A heap activity is an internal name used by the heap inspector tool to distinguish different actions taken by the heap. These will all be viewable from within the memory viewer tool. There are a few different types of heap activities.
#### Heap Snapshot
When you first execute the tool, you may notice a "blank" action. This is a heap snapshot. Internally, the tool saves a snapshot of the current heap so that it can save time while reconstructing it later in execution.
Technically, these heap snapshots have no bearing on the execution of your code and you can safely ignore them.
These heap snapshots are taken at a set interval.
![Memory heap snapshot](images/help4.png)
#### Function Calls and Function Returns
One category of heap activities is the start of a function call (with the applicable arguments) and the end to a function call (with any applicable return value).
![Screenshot of a function call](images/help2.png)
![Screenshot of a function return](images/help3.png)

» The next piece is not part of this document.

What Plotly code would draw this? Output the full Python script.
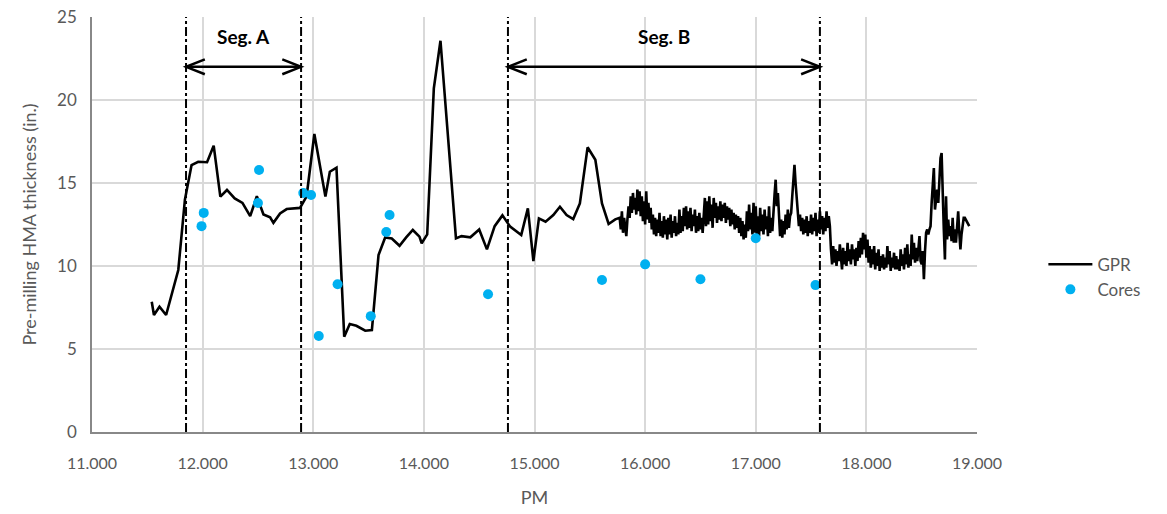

Notice how the second screenshot has the payload region colored in yellow.
#### Memory Write in Heap
This heap activity is simply describing a memory write in the heap. When looking at the heap viewer, look out for red text highlighting the value being written in the heap.
Here's an example of this in action. In the screenshot below, there are a few interesting things to note. First, consider all of the yellow regions. These are regions currently allocated. Also notice the magenta / purple coloring. The values highlighted in magenta are detected to be intra-heap pointers.
![Memory heap write activity demonstration](images/help5.png)
### About Jump (``j``)
The ``j`` command simply takes the user to the pointer described by the current heap activity (if applicable). For instance, on a successful return from ``mm_malloc``, the user can press ``j`` to jump their cursor to wherever the current memory write is.